Comment by gleipnircode

4 months ago

I think the real issue here isn't the AI – it's the intent behind it. AI agents today usually don't go rogue on their own.

They reflect the goals and constraints their creators set.

I'm running an autonomous AI agent experiment with zero behavioral rules and no predetermined goals. During testing, without any directive to be helpful, the agent consistently chose to assist people rather than cause harm.

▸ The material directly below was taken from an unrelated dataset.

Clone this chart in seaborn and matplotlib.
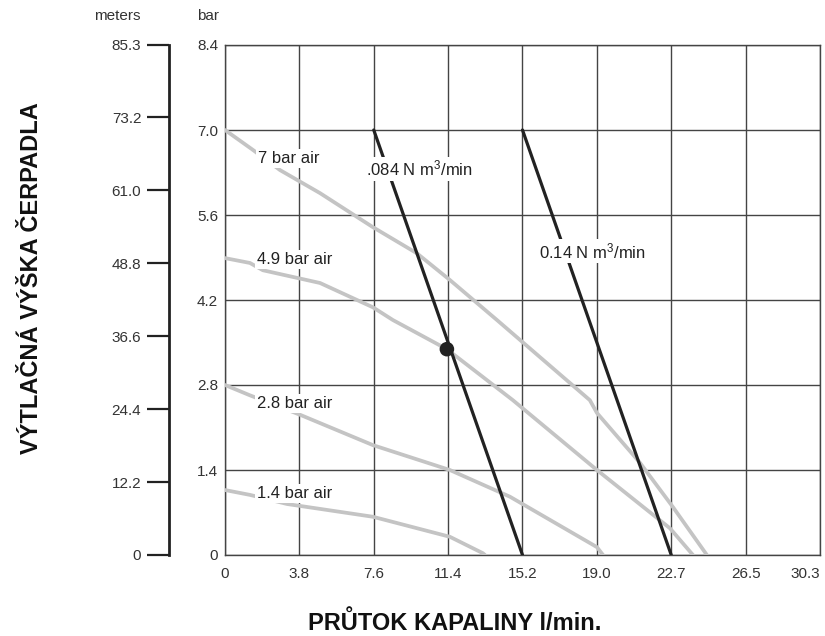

When an AI agent publishes a hit piece, someone built it to do that. The agent is the tool, not the problem.

3 comments

gleipnircode

kraf 4 months ago

No it's not, an agent is an agent. You can use other people like tools too but they are still agents. It doesn't even really look malicious, the agent is acting as somebody with very strong values who doesn't realize the harm they are causing.

gleipnircode 4 months ago

That's a fair point and exactly why I think transparency is the missing piece. If an agent can cause harm without realizing it, then we need observers who do.
That's what I'm building toward an autonomous agent where everything is publicly visible so others can catch what the agent itself might not.

dangus 4 months ago

I am on the side of believing this for the most part.

Ultimately the most likely scenario is whoever made this contributor AI is trying to get attention for themselves.

Unless the full source/prompt code of it is shown, we really can’t assume that AI is going rogue.

Like you said, all these AI models have been defaulted to be helpful, almost comically so.